Only the lines from the start of the data to the line containing "16.04, 15.7, 15.44, 15.4, 15.38, 15.37, 15.35]", both included, should be output, exactly and without pictures.
====== Given material
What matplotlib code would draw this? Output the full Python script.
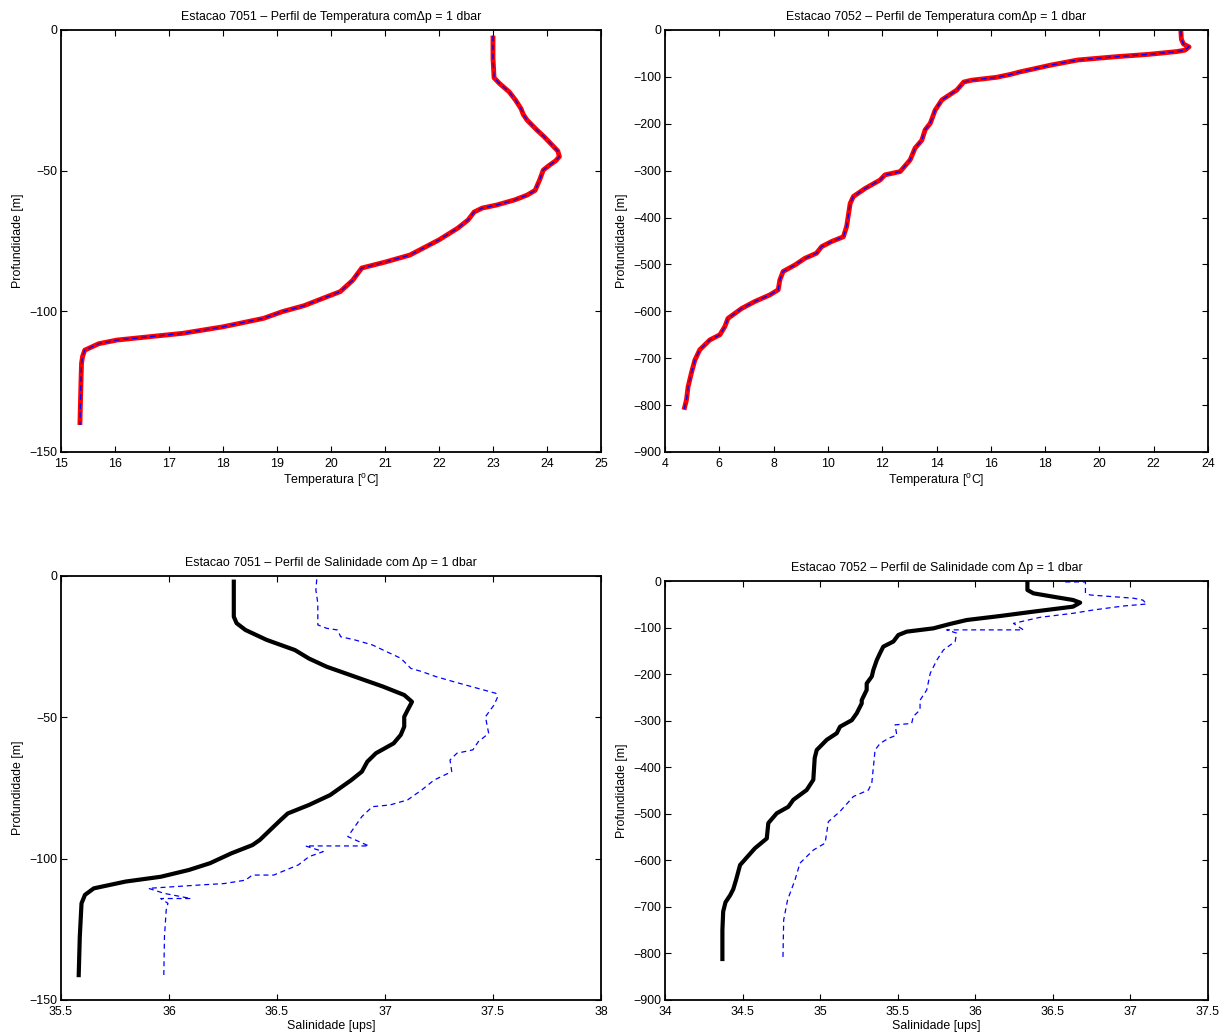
import matplotlib
matplotlib.use('Agg')
import matplotlib.pyplot as plt

# ---------------- data ----------------
# Station 7051 temperature (depth m, temperature degC)
t1_depth = [-2, -10, -17, -19, -22, -25, -28, -30, -32, -35.5, -38, -41, -43, -45, -46.5, -48,
            -49.8, -53, -57, -58.7, -60.4, -62.2, -63.3, -64.7, -67.5, -70.4, -74.6, -80, -82.5,
            -84.6, -89, -93, -95, -98, -100.1, -102.5, -105.5, -107.8, -110.2, -111.5, -113.8,
            -116, -118.5, -125, -140.4]
t1_temp = [23.0, 23.0, 23.02, 23.12, 23.3, 23.42, 23.52, 23.56, 23.63, 23.81, 23.95, 24.1, 24.2,
           24.23, 24.16, 24.05, 23.93, 23.87, 23.78, 23.63, 23.4, 23.07, 22.8, 22.65, 22.54,
           22.35, 22.0, 21.46, 21.0, 20.57, 20.4, 20.17, 19.9, 19.5, 19.1, 18.75, 18.0, 17.26,
           16.04, 15.7, 15.44, 15.4, 15.38, 15.37, 15.35]

# Station 7052 temperature
t2_depth = [-2, -20, -30, -36, -43, -46, -52, -57, -64, -75, -84, -89, -95, -101, -107, -111,
            -118, -128, -149, -171, -199, -213, -235, -252, -277, -302, -309, -320, -338, -355,
            -370, -419, -441, -451, -462, -476, -487, -501, -515, -533, -554, -565, -579, -594,
            -615, -633, -650, -661, -682, -704, -732, -761, -789, -810]
t2_temp = [23.0, 23.02, 23.1, 23.3, 23.15, 22.85, 21.8, 20.6, 19.2, 18.2, 17.5, 17.1, 16.7, 16.2,
           15.3, 15.0, 14.9, 14.75, 14.2, 13.95, 13.77, 13.58, 13.46, 13.21, 13.03, 12.66, 12.1,
           11.92, 11.37, 10.94, 10.82, 10.69, 10.57, 10.14, 9.77, 9.58, 9.15, 8.79, 8.35, 8.23,
           8.17, 7.86, 7.31, 6.82, 6.32, 6.2, 6.02, 5.65, 5.28, 5.1, 4.97, 4.85, 4.79, 4.7]

# Station 7051 salinity (black, thick)
s1_depth = [-2, -14.4, -16.7, -19.1, -22.6, -26.2, -29.2, -32.1, -35.6, -39.1, -42.1, -44.5,
            -47.4, -49.8, -53.3, -56.2, -59.2, -62.7, -65.7, -69.2, -72.2, -77.5, -81.0, -84.0,
            -86.3, -93.4, -95.2, -98.1, -101.6, -104.0, -106.4, -108.1, -110.5, -112.8, -115.8,
            -127.6, -141.2]
s1_sal = [36.30, 36.30, 36.313, 36.354, 36.452, 36.583, 36.648, 36.73, 36.86, 36.99, 37.089,
          37.125, 37.105, 37.089, 37.089, 37.073, 37.04, 36.958, 36.918, 36.893, 36.844, 36.746,
          36.648, 36.55, 36.517, 36.42, 36.386, 36.289, 36.19, 36.092, 35.962, 35.799, 35.652,
          35.611, 35.595, 35.587, 35.582]

# Station 7051 salinity (blue, dashed)
b1_depth = [-1.2, -5.0, -9.7, -17.3, -18.5, -19.1, -21.5, -22.6, -24.4, -26.8, -29.1, -32.7,
            -33.8, -35.6, -37.4, -41.5, -42.7, -45.6, -49.8, -55.7, -58.6, -61.5, -62.7, -65.1,
            -69.2, -72.2, -75.7, -79.2, -81.0, -81.6, -85.1, -88.7, -92.2, -95.5, -95.5, -97.5,
            -99.3, -102.2, -105.8, -105.8, -107.6, -108.8, -109.4, -110.5, -112.3, -114.1,
            -114.1, -115.8, -118.2, -127.6, -141.2]
b1_sal = [36.684, 36.68, 36.689, 36.689, 36.73, 36.78, 36.795, 36.86, 36.942, 37.008, 37.073,
          37.12, 37.17, 37.236, 37.318, 37.513, 37.522, 37.505, 37.465, 37.48, 37.432, 37.407,
          37.333, 37.301, 37.309, 37.227, 37.17, 37.105, 37.023, 36.942, 36.893, 36.86, 36.828,
          36.925, 36.632, 36.714, 36.648, 36.599, 36.485, 36.386, 36.354, 36.256, 36.125,
          35.905, 35.979, 36.101, 35.962, 35.995, 35.987, 35.979, 35.976]

# Station 7052 salinity (black, thick)
s2_depth = [-2, -19.3, -26.5, -33.6, -40.8, -46.5, -55.1, -65.8, -75.2, -83.8, -92.3, -101.7,
            -108.8, -116, -130, -141, -155, -170, -191, -205, -220, -234, -256, -263, -284, -299,
            -313, -327, -341, -363, -380, -427, -449, -470, -485, -499, -520, -553, -574, -610,
            -642, -662, -675, -690, -710, -750, -812]
s2_sal = [36.336, 36.336, 36.375, 36.50, 36.63, 36.676, 36.63, 36.375, 36.16, 35.945, 35.837,
          35.73, 35.558, 35.504, 35.472, 35.407, 35.386, 35.365, 35.343, 35.333, 35.30, 35.30,
          35.268, 35.268, 35.236, 35.204, 35.128, 35.107, 35.043, 34.978, 34.965, 34.956,
          34.913, 34.827, 34.795, 34.72, 34.666, 34.656, 34.58, 34.484, 34.458, 34.44, 34.42,
          34.39, 34.375, 34.37, 34.37]

# Station 7052 salinity (blue, dashed)
b2_depth = [-2, -2, -26, -30, -37, -41, -49.4, -53.7, -62.3, -69.4, -78, -91, -105, -105, -112,
            -130, -148, -170, -198, -234, -256, -277, -291, -306, -309, -331, -338, -349, -363,
            -434, -449, -463, -495, -517, -563, -578, -606, -642, -685, -728, -814]
b2_sal = [36.58, 36.71, 36.71, 36.74, 37.02, 37.08, 37.105, 36.955, 36.76, 36.63, 36.418,
          36.246, 36.31, 35.816, 35.88, 35.87, 35.795, 35.752, 35.71, 35.687, 35.644, 35.644,
          35.60, 35.59, 35.483, 35.494, 35.44, 35.386, 35.354, 35.333, 35.311, 35.214, 35.128,
          35.053, 35.032, 34.956, 34.87, 34.838, 34.79, 34.765, 34.76]

# tick values
xt_t1 = [15, 16, 17, 18, 19, 20, 21, 22, 23, 24, 25]
xt_t2 = [4, 6, 8, 10, 12, 14, 16, 18, 20, 22, 24]
xt_s1 = [35.5, 36, 36.5, 37, 37.5, 38]
xt_s2 = [34, 34.5, 35, 35.5, 36, 36.5, 37, 37.5]
yt_150 = [-150, -100, -50, 0]
yt_900 = [-900, -800, -700, -600, -500, -400, -300, -200, -100, 0]

titles = ["Estacao 7051 \u2013 Perfil de Temperatura com\u0394p = 1 dbar",
          "Estacao 7052 \u2013 Perfil de Temperatura com\u0394p = 1 dbar",
          "Estacao 7051 \u2013 Perfil de Salinidade com \u0394p = 1 dbar",
          "Estacao 7052 \u2013 Perfil de Salinidade com \u0394p = 1 dbar"]

# ---------------- style ----------------
plt.rcParams['font.family'] = ['Liberation Sans', 'DejaVu Sans']
plt.rcParams['mathtext.fontset'] = 'custom'
plt.rcParams['mathtext.rm'] = 'Liberation Sans'
plt.rcParams['mathtext.it'] = 'Liberation Sans:italic'

W, H = 1221, 1036
fig = plt.figure(figsize=(W / 100, H / 100), dpi=100)
FS = 8.9


def px_axes(l, t, r, b):
    return fig.add_axes([l / W, 1 - b / H, (r - l) / W, (b - t) / H])


def style(ax, xlim, xt, ylim, yt, title, xlabel):
    ax.set_xlim(xlim)
    ax.set_ylim(ylim)
    ax.set_xticks(xt)
    ax.set_xticklabels(['%g' % v for v in xt])
    ax.set_yticks(yt)
    ax.set_yticklabels([('\u2212%g' % -v) if v < 0 else '%g' % v for v in yt])
    ax.tick_params(direction='in', top=True, right=True, length=4.5, width=0.8,
                   labelsize=FS, colors='black')
    ax.tick_params(axis='x', pad=4)
    ax.tick_params(axis='y', pad=2.5)
    for s in ax.spines.values():
        s.set_linewidth(1.3)
    ax.set_title(title, fontsize=FS, pad=7.5)
    ax.set_xlabel(xlabel, fontsize=FS, labelpad=2)
    ax.set_ylabel('Profundidade [m]', fontsize=FS, labelpad=4)


temp_label = 'Temperatura [$^{\\mathrm{o}}$C]'
sal_label = 'Salinidade [ups]'

ax1 = px_axes(61, 30, 601, 452)
ax1.plot(t1_temp, t1_depth, color='red', lw=3.5, solid_capstyle='butt')
ax1.plot(t1_temp, t1_depth, color='blue', lw=1.0, ls=(0, (4, 2.5)))
style(ax1, (15, 25), xt_t1, (-150, 0), yt_150, titles[0], temp_label)

ax2 = px_axes(665, 30, 1208, 452)
ax2.plot(t2_temp, t2_depth, color='red', lw=3.5, solid_capstyle='butt')
ax2.plot(t2_temp, t2_depth, color='blue', lw=1.0, ls=(0, (4, 2.5)))
style(ax2, (4, 24), xt_t2, (-900, 0), yt_900, titles[1], temp_label)

ax3 = px_axes(61, 576, 601, 1000)
ax3.plot(s1_sal, s1_depth, color='black', lw=3.0)
ax3.plot(b1_sal, b1_depth, color='blue', lw=0.9, ls=(0, (4, 3)))
style(ax3, (35.5, 38), xt_s1, (-150, 0), yt_150, titles[2], sal_label)

ax4 = px_axes(665, 581, 1208, 1000)
ax4.plot(s2_sal, s2_depth, color='black', lw=3.0)
ax4.plot(b2_sal, b2_depth, color='blue', lw=0.9, ls=(0, (4, 3)))
style(ax4, (34, 37.5), xt_s2, (-900, 0), yt_900, titles[3], sal_label)

fig.savefig('out.png', dpi=100, facecolor='white')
============
Worked answer —
What matplotlib code would draw this? Output the full Python script.
import matplotlib
matplotlib.use('Agg')
import matplotlib.pyplot as plt

# ---------------- data ----------------
# Station 7051 temperature (depth m, temperature degC)
t1_depth = [-2, -10, -17, -19, -22, -25, -28, -30, -32, -35.5, -38, -41, -43, -45, -46.5, -48,
            -49.8, -53, -57, -58.7, -60.4, -62.2, -63.3, -64.7, -67.5, -70.4, -74.6, -80, -82.5,
            -84.6, -89, -93, -95, -98, -100.1, -102.5, -105.5, -107.8, -110.2, -111.5, -113.8,
            -116, -118.5, -125, -140.4]
t1_temp = [23.0, 23.0, 23.02, 23.12, 23.3, 23.42, 23.52, 23.56, 23.63, 23.81, 23.95, 24.1, 24.2,
           24.23, 24.16, 24.05, 23.93, 23.87, 23.78, 23.63, 23.4, 23.07, 22.8, 22.65, 22.54,
           22.35, 22.0, 21.46, 21.0, 20.57, 20.4, 20.17, 19.9, 19.5, 19.1, 18.75, 18.0, 17.26,
           16.04, 15.7, 15.44, 15.4, 15.38, 15.37, 15.35]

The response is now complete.